Contact: Jim Warren
March 11, 2008
NRC cut public out of meeting on new nukes at Shearon Harris
Group says agency went into “closed session” after Progress Energy ran into trouble
Durham, NC – Federal regulators abruptly halted a public meeting Thursday after problems arose with Progress Energy’s application for new nuclear plants, then continued private discussions with company officials. Watchdog group NC WARN said the move violates federal policy, and today asked Rep. David Price to help ensure that all future meetings are held in the Triangle area, near the Harris plant.
The charge against NRC comes amid widespread criticism that the review process for proposed new reactors is heavily slanted against open involvement by public interest groups, or local and state governments. Thursday’s session was the first scheduled discussion of the technical aspects of Progress’ February 19th application, which is thousands of pages long.
The meeting was held at NRC’s headquarters in Rockville, Maryland, but NC WARN’s attorney, executive director and others participated by phone bridge, and followed the power point slides via computers. It was scheduled for 2.5 hours but was called to an end after only 70 minutes.
In a letter sent today to NRC, attorney John Runkle explained, “You essentially went into ‘closed session’ after some tough questions from the NRC staff that lengthy discussions did not resolve. Representatives from Progress Energy were the ones to suggest that issues be resolved ‘after the meeting.’ Nothing being discussed was proprietary or safeguards-related, so all of the meeting should have been public.”
The problems discussed involved site geology and the availability of cooling water. In the letter, Runkle insisted that NRC send him a recording or staff notes of the private meeting with Progress.
“This is an early warning sign for the so-called Nuclear Revival,” said NC WARN’s Jim Warren today. “For Progress Energy to already be dodging difficult issues – until the doors are closed doors – does not bode well for the chance of completing a new design reactor safely or on budget. He noted that cost estimates for new plants have tripled in the past two years, and that project delays or cancellations are likely. In the 1980s, Progress and other utilities cancelled 60 plants in midstream due to what Forbes magazine called “the worst managerial disaster in business history.”
In seeking Rep. Price’s help, NC WARN noted that just last month, he criticized the NRC following a report by the agency’s Inspector General showing that Harris and 14 other plants have been in violation of fire safety regulations for 15 years.
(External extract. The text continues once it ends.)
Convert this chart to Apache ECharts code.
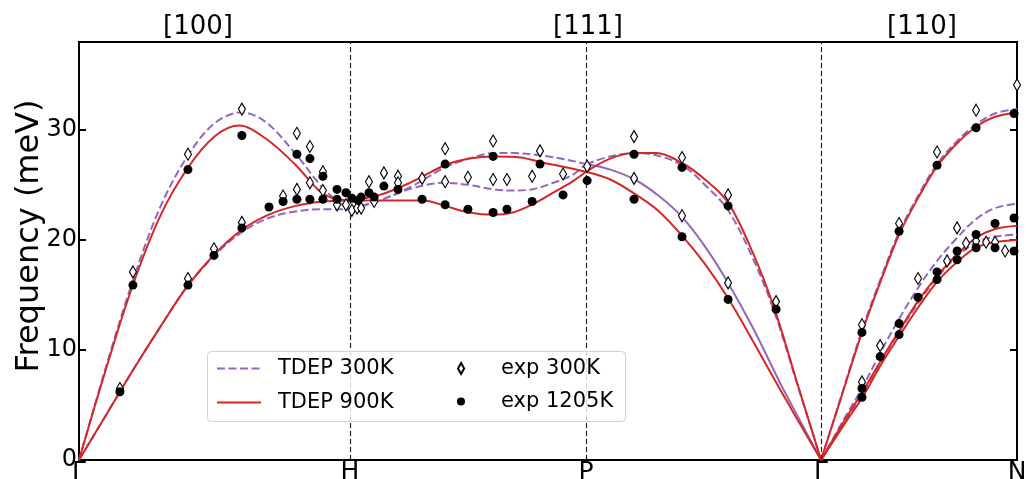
<!DOCTYPE html>
<html><head><meta charset="utf-8">
<script src="https://cdn.jsdelivr.net/npm/echarts@6/dist/echarts.min.js"></script>
<style>html,body{margin:0;padding:0;background:#fff}#c{width:1026px;height:479px}</style>
</head><body><div id="c"></div>
<script>
// ---- axis data ----
const xTickPos = [0, 1, 1.871, 2.738, 3.461];
const xTickLabels = ['Γ', 'H', 'P', 'Γ', 'N'];
const dirLabels = ['[100]', '[111]', '[110]'];
const yMin = 0, yMax = 38, yStep = 10;

// ---- TDEP 900K (red) branches: [q, meV] ----
const r900_GH_L = [[0,0],[0.1,8.3],[0.2,16.0],[0.3,22.2],[0.4,26.5],[0.5,29.4],[0.59,30.4],[0.69,29.2],[0.8,26.8],[0.89,24.4],[0.95,23.7],[1.0,23.6]];
const r900_GH_T = [[0,0],[0.1,4.1],[0.2,8.2],[0.3,12.1],[0.4,15.8],[0.5,18.7],[0.6,20.9],[0.7,22.3],[0.8,23.1],[0.9,23.5],[1.0,23.6]];
const r900_HP_up = [[1.0,23.6],[1.11,24.1],[1.23,25.3],[1.35,26.8],[1.44,27.4],[1.53,27.6],[1.63,27.5],[1.70,27.1],[1.80,26.6],[1.871,26.2]];
const r900_HP_low = [[1.0,23.6],[1.11,23.6],[1.27,23.6],[1.35,23.1],[1.44,22.5],[1.53,22.3],[1.60,22.5],[1.67,23.2],[1.75,24.3],[1.82,25.3],[1.871,26.2]];
const r900_PG_L = [[1.871,26.2],[1.96,27.4],[2.05,27.9],[2.13,27.9],[2.225,27.0],[2.31,25.5],[2.395,23.4],[2.487,18.8],[2.568,13.6],[2.65,7.0],[2.738,0]];
const r900_PG_T = [[1.871,26.2],[1.96,25.5],[2.05,24.2],[2.14,22.6],[2.225,20.4],[2.31,17.8],[2.395,14.7],[2.487,10.8],[2.587,6.4],[2.66,3.3],[2.738,0]];
const r900_GN_L = [[2.738,0],[2.815,5.9],[2.889,11.6],[2.96,16.4],[3.026,20.5],[3.10,24.0],[3.166,26.7],[3.24,28.8],[3.31,30.3],[3.38,31.2],[3.461,31.6]];
const r900_GN_M = [[2.738,0],[2.82,3.4],[2.893,6.3],[2.96,9.1],[3.03,11.9],[3.10,14.6],[3.166,16.7],[3.24,18.7],[3.31,20.2],[3.38,21.0],[3.461,21.3]];
const r900_GN_T = [[2.738,0],[2.82,3.1],[2.893,5.8],[2.96,8.7],[3.03,11.4],[3.10,14.0],[3.166,16.2],[3.24,18.0],[3.31,19.3],[3.38,19.8],[3.461,20.0]];

// ---- TDEP 300K (purple) branches ----
const p300_GH_L = [[0,0],[0.1,8.5],[0.2,16.4],[0.3,23.0],[0.4,27.6],[0.5,30.6],[0.6,31.6],[0.69,30.7],[0.8,27.8],[0.89,25.0],[0.95,23.6],[1.0,22.8]];
const p300_GH_T = [[0,0],[0.1,4.1],[0.2,8.2],[0.3,12.1],[0.4,15.8],[0.5,18.6],[0.6,20.7],[0.7,22.0],[0.8,22.6],[0.9,22.8],[1.0,22.8]];
const p300_HP_up = [[1.0,22.8],[1.11,23.6],[1.23,24.9],[1.35,26.6],[1.44,27.4],[1.53,27.9],[1.60,27.9],[1.70,27.7],[1.80,27.3],[1.871,26.9]];
const p300_HP_low = [[1.0,22.8],[1.11,23.6],[1.23,24.7],[1.35,25.2],[1.44,25.0],[1.53,24.6],[1.60,24.5],[1.67,24.6],[1.75,25.2],[1.82,25.9],[1.871,26.9]];
const p300_PG_L = [[1.871,26.9],[1.96,27.6],[2.05,27.9],[2.13,27.7],[2.225,26.8],[2.31,25.0],[2.395,22.7],[2.487,18.3],[2.568,13.3],[2.65,6.9],[2.738,0]];
const p300_PG_T = [[1.871,26.9],[1.96,26.4],[2.05,25.5],[2.14,24.0],[2.225,22.1],[2.31,19.4],[2.395,16.1],[2.487,12.0],[2.587,7.0],[2.66,3.6],[2.738,0]];
const p300_GN_L = [[2.738,0],[2.815,6.0],[2.889,11.8],[2.96,16.6],[3.026,20.7],[3.10,24.2],[3.166,26.9],[3.24,29.0],[3.31,30.5],[3.38,31.5],[3.461,31.9]];
const p300_GN_M = [[2.738,0],[2.82,3.6],[2.893,6.7],[2.96,9.9],[3.03,13.0],[3.10,15.8],[3.166,18.1],[3.24,20.2],[3.31,21.9],[3.38,22.9],[3.461,23.3]];
const p300_GN_T = [[2.738,0],[2.82,3.3],[2.893,6.1],[2.96,9.0],[3.03,11.8],[3.10,14.4],[3.166,16.6],[3.24,18.5],[3.31,19.8],[3.38,20.3],[3.461,20.5]];

// ---- experiment 300K (open diamonds) ----
const exp300 = [
 [0.151,6.5],[0.199,17.1],[0.402,16.5],[0.402,27.8],[0.498,19.2],[0.601,21.6],[0.601,31.9],
 [0.753,24.0],[0.804,24.6],[0.804,29.7],[0.852,25.2],[0.852,28.5],[0.900,24.5],[0.900,26.2],
 [0.952,23.2],[0.985,23.2],[1.007,22.7],[1.026,22.9],[1.041,22.9],[1.070,25.3],[1.089,23.5],[1.125,26.1],
 [1.177,25.8],[1.177,25.2],[1.266,25.6],[1.351,28.3],[1.351,25.3],[1.435,25.7],[1.528,29.0],[1.528,25.5],
 [1.579,25.5],[1.672,25.8],[1.701,28.1],[1.786,26.0],[1.875,26.7],
 [2.048,29.4],[2.048,25.6],[2.225,27.5],[2.225,22.2],[2.395,24.1],[2.395,16.1],[2.572,14.4],
 [2.889,12.3],[2.889,7.1],[2.956,10.4],[3.026,21.5],[3.096,16.5],[3.166,28.0],[3.203,18.1],
 [3.240,21.1],[3.273,19.7],[3.310,31.8],[3.310,19.9],[3.347,19.8],[3.380,19.8],[3.417,19.0],[3.461,34.1]
];
// ---- experiment 1205K (filled dots) ----
const exp1205 = [
 [0.151,6.2],[0.199,15.9],[0.402,15.9],[0.402,26.4],[0.498,18.6],[0.601,21.1],[0.601,29.5],
 [0.701,23.0],[0.753,23.5],[0.804,23.7],[0.804,27.8],[0.852,23.7],[0.852,27.4],[0.900,23.7],[0.900,25.8],
 [0.952,23.7],[0.952,24.6],[0.985,24.3],[1.007,23.8],[1.030,23.6],[1.041,23.9],[1.070,24.3],[1.089,23.9],[1.125,24.9],
 [1.177,24.6],[1.266,23.7],[1.351,26.9],[1.351,23.2],[1.435,22.8],[1.528,27.6],[1.528,22.5],[1.579,22.8],
 [1.672,23.5],[1.701,26.9],[1.786,24.1],[1.875,25.4],
 [2.048,27.8],[2.048,23.7],[2.225,26.6],[2.225,20.3],[2.395,23.1],[2.395,14.6],[2.572,13.7],
 [2.889,11.6],[2.889,6.5],[2.889,5.7],[2.956,9.4],[3.026,20.8],[3.026,12.4],[3.026,11.4],[3.096,14.8],
 [3.166,26.8],[3.166,17.1],[3.166,16.4],[3.240,19.0],[3.240,18.2],[3.310,30.2],[3.310,20.5],[3.310,19.3],
 [3.380,21.5],[3.380,19.3],[3.450,31.5],[3.450,22.0],[3.450,19.0]
];

// ---- styling / layout ----
const FONT = 'DejaVu Sans';
const PURPLE = '#9467bd', RED = '#d62728';
const DASH = [8, 3.5];
const DIAMOND = 'path://M0,-1L0.56,0L0,1L-0.56,0Z';

function lineSeries(name, data, color, dashed) {
  return {
    type: 'line', name: name, data: data, smooth: 0.35, symbol: 'none',
    silent: true, z: 3,
    itemStyle: { color: color },
    lineStyle: { color: color, width: 2, type: dashed ? DASH : 'solid' }
  };
}

const series = [];
[p300_GH_L, p300_GH_T, p300_HP_up, p300_HP_low, p300_PG_L, p300_GN_L, p300_GN_M, p300_GN_T]
  .forEach(d => series.push(lineSeries('TDEP 300K', d, PURPLE, true)));
series.push(lineSeries('TDEP 300K', p300_PG_T, PURPLE, false));
[r900_GH_L, r900_GH_T, r900_HP_up, r900_HP_low, r900_PG_L, r900_PG_T, r900_GN_L, r900_GN_M, r900_GN_T]
  .forEach(d => series.push(lineSeries('TDEP 900K', d, RED, false)));

// vertical high-symmetry lines
series[0].markLine = {
  silent: true, symbol: 'none', label: { show: false },
  lineStyle: { color: '#222', width: 1.2, type: [5, 3] },
  data: xTickPos.slice(1, 4).map(v => ({ xAxis: v }))
};

series.push({
  type: 'scatter', name: 'exp 300K', data: exp300, symbol: 'diamond', symbolSize: [7, 12], z: 5,
  itemStyle: { color: '#fff', borderColor: '#000', borderWidth: 1.2, opacity: 1 }
});
series.push({
  type: 'scatter', name: 'exp 1205K', data: exp1205, symbol: 'circle', symbolSize: 9, z: 6,
  itemStyle: { color: '#000', opacity: 1 }
});

const legendText = (pad) => ({ fontFamily: FONT, fontSize: 21, color: '#000', padding: [0, 0, 0, pad] });

const option = {
  animation: false,
  backgroundColor: '#fff',
  grid: { left: 79, right: 9, top: 42, bottom: 19, containLabel: false, outerBoundsMode: 'none' },
  xAxis: [{
    type: 'value', min: xTickPos[0], max: xTickPos[4],
    axisLine: { show: true, lineStyle: { color: '#000', width: 2 } },
    splitLine: { show: false },
    axisTick: { show: false },
    axisLabel: {
      customValues: xTickPos, margin: 0, color: '#000', fontFamily: FONT, fontSize: 25,
      formatter: v => { let b = 0; xTickPos.forEach((p, i) => { if (Math.abs(p - v) < Math.abs(xTickPos[b] - v)) b = i; }); return xTickLabels[b]; }
    }
  }, {
    type: 'value', position: 'top', min: xTickPos[0], max: xTickPos[4],
    axisLine: { show: true, onZero: false, lineStyle: { color: '#000', width: 2 } },
    axisTick: { show: false }, axisLabel: { show: false }, splitLine: { show: false }
  }],
  yAxis: [{
    type: 'value', min: yMin, max: yMax, interval: yStep,
    axisLine: { show: true, lineStyle: { color: '#000', width: 2 } },
    axisTick: { show: true, inside: true, length: 7, lineStyle: { color: '#000', width: 2 } },
    splitLine: { show: false },
    axisLabel: { color: '#000', fontFamily: FONT, fontSize: 24, margin: 2, showMaxLabel: false }
  }, {
    type: 'value', position: 'right', min: yMin, max: yMax, interval: yStep,
    axisLine: { show: true, onZero: false, lineStyle: { color: '#000', width: 2 } },
    axisTick: { show: true, inside: true, length: 7, lineStyle: { color: '#000', width: 2 } },
    splitLine: { show: false }, axisLabel: { show: false }
  }],
  legend: [{
    left: 216, top: 358, orient: 'vertical', padding: 0, itemGap: 13,
    itemWidth: 44, itemHeight: 14, z: 20,
    itemStyle: { opacity: 0, color: 'rgba(0,0,0,0)', borderWidth: 0 },
    data: ['TDEP 300K', 'TDEP 900K'], textStyle: legendText(12)
  }, {
    left: 457, top: 358, orient: 'vertical', padding: 0, z: 20,
    itemWidth: 44, itemHeight: 11,
    data: [{ name: 'exp 300K', icon: DIAMOND }], textStyle: legendText(13)
  }, {
    left: 457, top: 391, orient: 'vertical', padding: 0, z: 20,
    itemWidth: 44, itemHeight: 8,
    data: [{ name: 'exp 1205K', icon: 'circle' }], textStyle: legendText(13)
  }],
  graphic: [
    { type: 'rect', z: 10, silent: true, shape: { x: 207.5, y: 351.5, width: 418, height: 70, r: 4 },
      style: { fill: 'rgba(255,255,255,0.8)', stroke: '#d0d0d0', lineWidth: 1 } },
    { type: 'text', x: 30, y: 236, rotation: Math.PI / 2, silent: true,
      style: { text: 'Frequency (meV)', fontFamily: FONT, fontSize: 32, fill: '#000', align: 'center', verticalAlign: 'middle' } },
    { type: 'text', x: 198, y: 27, silent: true,
      style: { text: dirLabels[0], fontFamily: FONT, fontSize: 26, fill: '#000', align: 'center', verticalAlign: 'middle' } },
    { type: 'text', x: 588, y: 27, silent: true,
      style: { text: dirLabels[1], fontFamily: FONT, fontSize: 26, fill: '#000', align: 'center', verticalAlign: 'middle' } },
    { type: 'text', x: 922, y: 27, silent: true,
      style: { text: dirLabels[2], fontFamily: FONT, fontSize: 26, fill: '#000', align: 'center', verticalAlign: 'middle' } }
  ],
  series: series
};

const chart = echarts.init(document.getElementById('c'), null, { renderer: 'canvas' });
chart.setOption(option);
</script></body></html>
In a February 15th letter to NRC Chairman Dale Klein, Price said “… it seems clear that the agency’s credibility in the eyes of the public has been severely damaged,” and he urged Klein to spare no effort to demonstrate “that its actions are fully transparent.”
“The process is already rigged against the public,” Jim Warren added today. “We can’t tolerate any more secrecy. The NRC needs to come have these discussions in the vicinity of Shearon Harris – in front of the impacted population and news media – not behind closed doors in Rockville, Maryland.”